Steve Chamberlin of US-based Revenue Technology Services told delegates: "Systems are getting away from being reactionary to becoming predicative. Rather than looking back 30 or 90 days on what your system did, you can now make use of an alert system that tells you what you need to do to forecast demand and capacity, optimise availability and maximise price."
Interferry activity update
In a review of the joint IMO initiative to reduce ferry fatalities in developing nations, Interferry project leader Roberta Weisbrod announced tangible progress on the pilot programme in Bangladesh and called for funding support to carry the initiative forward.
Ms Weisbrod, Principal of the US-based Partnership for Sustainable Ports, said the crew training element had just been launched with two trial sessions each attended by 50 crew members.
The original one-day schedule, using a video format, had been extended to three days following consultation with the Bangladeshi authorities and initial feedback had indicated that the course was well received.
"We now need modest implementation funding and could use assistance from national and international fundraising agencies and foundations," she stressed. "We have reached out to the US Embassy and now have something to show them and other potential sources of aid.
"A course for 50 people would cost as little as US$2,000, which pays for the training staff and compensates crew for loss of wages."
Meanwhile Bangladesh had been invited to test a prototype satellite-based radio messaging system for relaying weather warnings in remote areas.
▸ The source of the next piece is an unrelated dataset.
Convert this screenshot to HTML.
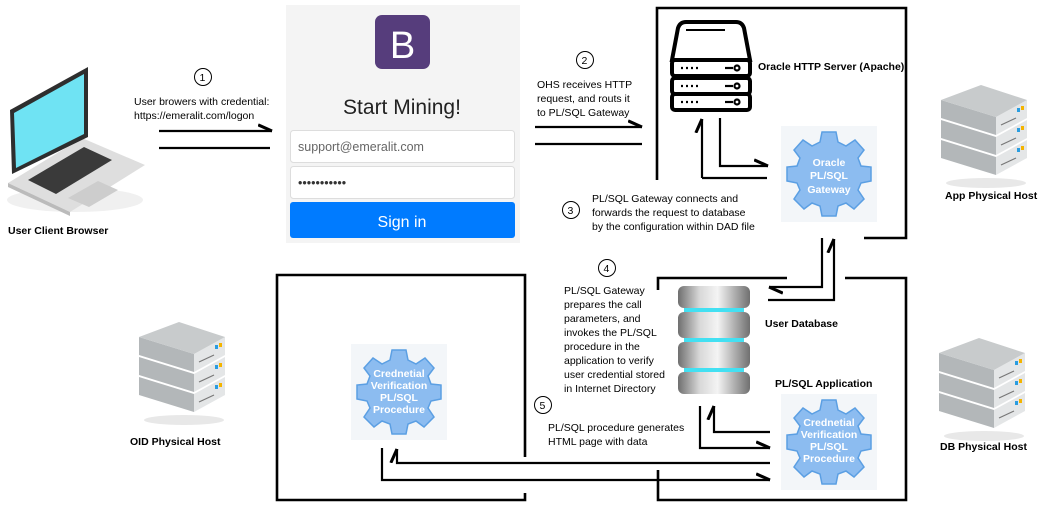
<!DOCTYPE html>
<html><head><meta charset="utf-8"><style>
html,body{margin:0;padding:0;background:#fff;}
svg{display:block;font-family:"Liberation Sans",Arial,sans-serif;}
.t{font-size:10.5px;fill:#000;}
.b{font-size:10.5px;font-weight:bold;fill:#000;}
.w{font-size:10.5px;font-weight:bold;fill:#fff;}
.ln{stroke:#000;stroke-width:2.2;fill:none;}
.bx{stroke:#000;stroke-width:2.6;fill:none;}
</style></head><body>
<svg width="1050" height="511" viewBox="0 0 1050 511" xmlns="http://www.w3.org/2000/svg">
<defs>
<marker id="ah" viewBox="0 0 10 10" refX="9" refY="5" markerWidth="7" markerHeight="7" orient="auto"><path d="M0,1 L9,5" stroke="#000" stroke-width="2" fill="none"/></marker>
<g id="srv">
 <g>
  <polygon points="0,55 55,72 55,90 0,73" fill="#b3b7b9"/><polygon points="55,72 86,55 86,73 55,90" fill="#e4e6e7"/>
  <line x1="60" y1="80" x2="75" y2="73" stroke="#777" stroke-width="1.2"/><rect x="76" y="63" width="3" height="4" fill="#2a9de0"/><rect x="80" y="61" width="3" height="4" fill="#f4b400"/>
  <polygon points="0,35 55,52 55,70 0,53" fill="#b3b7b9"/><polygon points="55,52 86,35 86,53 55,70" fill="#e4e6e7"/>
  <line x1="60" y1="60" x2="75" y2="53" stroke="#777" stroke-width="1.2"/><rect x="76" y="43" width="3" height="4" fill="#2a9de0"/><rect x="80" y="41" width="3" height="4" fill="#f4b400"/>
  <polygon points="0,15 55,32 55,50 0,33" fill="#b3b7b9"/><polygon points="55,32 86,15 86,33 55,50" fill="#e4e6e7"/>
  <line x1="60" y1="40" x2="75" y2="33" stroke="#777" stroke-width="1.2"/><rect x="76" y="23" width="3" height="4" fill="#2a9de0"/><rect x="80" y="21" width="3" height="4" fill="#f4b400"/>
  <polygon points="0,15 40,0 86,15 55,32" fill="#c8cbcc"/>
  <ellipse cx="45" cy="98" rx="40" ry="5" fill="#e8e8e8"/>
 </g>
</g>
<g id="gear">
 <rect x="-48" y="-48" width="96" height="96" fill="#f3f6f9"/>
 <g fill="#8cbcf0" stroke="#5b9fe3" stroke-width="1.5">
  <path d="M-7,-42 L7,-42 L9,-32 L17,-28 L26,-34 L35,-24 L29,-16 L32,-8 L42,-7 L42,7 L32,9 L29,16 L35,25 L25,35 L17,29 L9,32 L7,42 L-7,42 L-9,32 L-17,29 L-25,35 L-35,25 L-29,16 L-32,9 L-42,7 L-42,-7 L-32,-8 L-29,-16 L-35,-24 L-26,-34 L-17,-28 L-9,-32 Z"/>
 </g>
</g>
</defs>

<!-- laptop -->
<g>
 <ellipse cx="75" cy="200" rx="68" ry="12" fill="#f0f0f0"/>
 <polygon points="8,183 82,138 145,165 70,212" fill="#dedede"/>
 <polygon points="8,183 70,212 70,216 8,187" fill="#bbb"/>
 <polygon points="28,180 84,147 112,160 56,194" fill="#3a3a3a"/>
 <polygon points="68,198 98,181 118,190 89,207" fill="#cdcdcd"/>
 <polygon points="12,174 10,110 88,67 88,137" fill="#2e2e2e"/>
 <polygon points="16,168 14,113 84,74 84,134" fill="#6fe3f3"/>
</g>
<text class="b" x="8" y="234">User Client Browser</text>

<!-- step 1 -->
<circle cx="203" cy="77" r="8.5" fill="#fff" stroke="#000"/>
<text class="t" x="199.5" y="81">1</text>
<text class="t" x="134" y="105">User browers with credential:</text>
<text class="t" x="134" y="119">https://emeralit.com/logon</text>
<line class="ln" x1="159" y1="131" x2="272" y2="131" marker-end="url(#ah)"/>
<line class="ln" x1="159" y1="148" x2="270" y2="148"/>

<!-- login -->
<rect x="286" y="5" width="234" height="238" fill="#f4f4f4"/>
<rect x="375" y="15" width="55" height="54" rx="7" fill="#563d7c"/>
<text x="402.5" y="58" font-size="38" fill="#fff" text-anchor="middle">B</text>
<text x="402" y="114" font-size="21" fill="#222" text-anchor="middle">Start Mining!</text>
<rect x="290.5" y="130.5" width="224" height="32" rx="3" fill="#fff" stroke="#ddd"/>
<text x="298" y="151" font-size="12.5" fill="#666">support@emeralit.com</text>
<rect x="290.5" y="166.5" width="224" height="32" rx="3" fill="#fff" stroke="#ddd"/>
<text x="298" y="187" font-size="12.5" fill="#333">•••••••••••</text>
<rect x="290" y="202" width="225" height="36" rx="3" fill="#007bff"/>
<text x="402" y="227" font-size="16" fill="#fff" text-anchor="middle">Sign in</text>

<!-- step 2 -->
<circle cx="585" cy="60" r="8.5" fill="#fff" stroke="#000"/>
<text class="t" x="581.5" y="64">2</text>
<text class="t" x="537" y="88">OHS receives HTTP</text>
<text class="t" x="537" y="102">request, and routs it</text>
<text class="t" x="537" y="116">to PL/SQL Gateway</text>
<line class="ln" x1="535" y1="127" x2="642" y2="127" marker-end="url(#ah)"/>
<line class="ln" x1="535" y1="144" x2="642" y2="144"/>

<!-- app host box -->
<path class="bx" d="M657,180 L657,8 L906,8 L906,238 L864,238"/>
<!-- OHS icon -->
<g fill="none" stroke="#000" stroke-width="4">
 <path d="M672,60 L678,28 Q680,22 686,22 L736,22 Q742,22 744,28 L750,60 Z" fill="#fff"/>
 <rect x="672" y="60" width="78" height="16" rx="3" fill="#fff"/>
 <rect x="672" y="78" width="78" height="16" rx="3" fill="#fff"/>
 <rect x="672" y="94" width="78" height="16" rx="3" fill="#fff"/>
</g>
<line x1="686" y1="30" x2="725" y2="30" stroke="#000" stroke-width="2"/>
<g stroke="#000" stroke-width="2.2">
 <line x1="681" y1="68" x2="701" y2="68" stroke-dasharray="2,3"/><line x1="725" y1="68" x2="733" y2="68"/><circle cx="737" cy="68" r="2.5" fill="none"/>
 <line x1="681" y1="86" x2="701" y2="86" stroke-dasharray="2,3"/><line x1="725" y1="86" x2="733" y2="86"/><circle cx="737" cy="86" r="2.5" fill="none"/>
 <line x1="681" y1="102" x2="701" y2="102" stroke-dasharray="2,3"/><line x1="725" y1="102" x2="733" y2="102"/><circle cx="737" cy="102" r="2.5" fill="none"/>
</g>
<text class="b" x="758" y="70" font-size="10">Oracle HTTP Server (Apache)</text>
<use href="#gear" transform="translate(829,174)"/>
<text class="w" x="829" y="166" text-anchor="middle">Oracle</text>
<text class="w" x="829" y="179" text-anchor="middle">PL/SQL</text>
<text class="w" x="829" y="193" text-anchor="middle">Gateway</text>
<path class="ln" d="M702,178 L702,119" marker-end="url(#ah)"/>
<line class="ln" x1="702" y1="178" x2="767" y2="178"/>
<path class="ln" d="M720,118 L720,166 L768,166" marker-end="url(#ah)"/>
<use href="#srv" transform="translate(941,85)"/>
<text class="b" x="945" y="199">App Physical Host</text>

<!-- step 3 -->
<circle cx="571" cy="210" r="8.5" fill="#fff" stroke="#000"/>
<text class="t" x="567.5" y="214">3</text>
<text class="t" x="592" y="202">PL/SQL Gateway connects and</text>
<text class="t" x="592" y="216">forwards the request to database</text>
<text class="t" x="592" y="230">by the configuration within DAD file</text>

<!-- connectors gateway-db -->
<path class="ln" d="M822,238 L822,287 L769,287" marker-end="url(#ah)"/>
<path class="ln" d="M768,300 L834,300 L834,239" marker-end="url(#ah)"/>

<!-- DB box -->
<path class="bx" d="M658,290 L658,278 L787,278 M845,278 L906,278 L906,500 L658,500 L658,470"/>
<defs><linearGradient id="mg" x1="0" x2="1"><stop offset="0" stop-color="#6f6f6f"/><stop offset=".3" stop-color="#d8d8d8"/><stop offset=".55" stop-color="#f4f4f4"/><stop offset="1" stop-color="#707070"/></linearGradient></defs>
<g fill="url(#mg)">
 <rect x="678" y="286" width="72" height="22" rx="6"/>
 <rect x="678" y="312" width="72" height="26" rx="6"/>
 <rect x="678" y="342" width="72" height="26" rx="6"/>
 <rect x="678" y="372" width="72" height="22" rx="6"/>
</g>
<g fill="#43e0f2"><rect x="684" y="308" width="60" height="4"/><rect x="684" y="338" width="60" height="4"/><rect x="684" y="368" width="60" height="4"/></g>
<text class="b" x="765" y="327">User Database</text>
<text class="b" x="775" y="387">PL/SQL Application</text>
<use href="#gear" transform="translate(829,442)"/>
<text class="w" x="829" y="426" text-anchor="middle">Crednetial</text>
<text class="w" x="829" y="438" text-anchor="middle">Verification</text>
<text class="w" x="829" y="450" text-anchor="middle">PL/SQL</text>
<text class="w" x="829" y="462" text-anchor="middle">Procedure</text>
<path class="ln" d="M770,432 L714,432 L714,406" marker-end="url(#ah)"/>
<path class="ln" d="M700,406 L700,448 L770,448" marker-end="url(#ah)"/>
<path class="ln" d="M770,463 L397,463 L397,449" marker-end="url(#ah)"/>
<path class="ln" d="M382,448 L382,480 L770,480" marker-end="url(#ah)"/>
<use href="#srv" transform="translate(939,338)"/>
<text class="b" x="940" y="450">DB Physical Host</text>

<!-- step 4 -->
<circle cx="607" cy="268" r="8.5" fill="#fff" stroke="#000"/>
<text class="t" x="603.5" y="272">4</text>
<text class="t" x="564" y="294">PL/SQL Gateway</text>
<text class="t" x="564" y="308">prepares the call</text>
<text class="t" x="564" y="322">parameters, and</text>
<text class="t" x="564" y="336">invokes the PL/SQL</text>
<text class="t" x="564" y="350">procedure in the</text>
<text class="t" x="564" y="364">application to verify</text>
<text class="t" x="564" y="378">user credential stored</text>
<text class="t" x="564" y="392">in Internet Directory</text>
<!-- step 5 -->
<circle cx="543" cy="405" r="8.5" fill="#fff" stroke="#000"/>
<text class="t" x="539.5" y="409">5</text>
<text class="t" x="548" y="431">PL/SQL procedure generates</text>
<text class="t" x="548" y="445">HTML page with data</text>

<!-- OID box -->
<path class="bx" d="M525,457 L525,275 L277,275 L277,500 L525,500 L525,493"/>
<use href="#gear" transform="translate(399,392)"/>
<text class="w" x="399" y="377" text-anchor="middle">Crednetial</text>
<text class="w" x="399" y="389" text-anchor="middle">Verification</text>
<text class="w" x="399" y="401" text-anchor="middle">PL/SQL</text>
<text class="w" x="399" y="413" text-anchor="middle">Procedure</text>
<use href="#srv" transform="translate(139,322)"/>
<text class="b" x="130" y="445">OID Physical Host</text>
</svg>
</body></html>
The trials would take place as part of a worldwide project organised by an alliance of national meteorological services.
Ms Weisbrod added that Interferry members were also due to meet Bangladeshi representatives to discuss solutions for overcrowding.
CEO Len Roueche reported that Interferry membership now extended to 215 companies in 30 countries. Three new board members were elected during the AGM – Sean Collins of Thames Clippers and P&O Ferries CEO Helen Deeble, both from the UK; and Pansy Ho, CEO of Hong Kong-based Turbojet.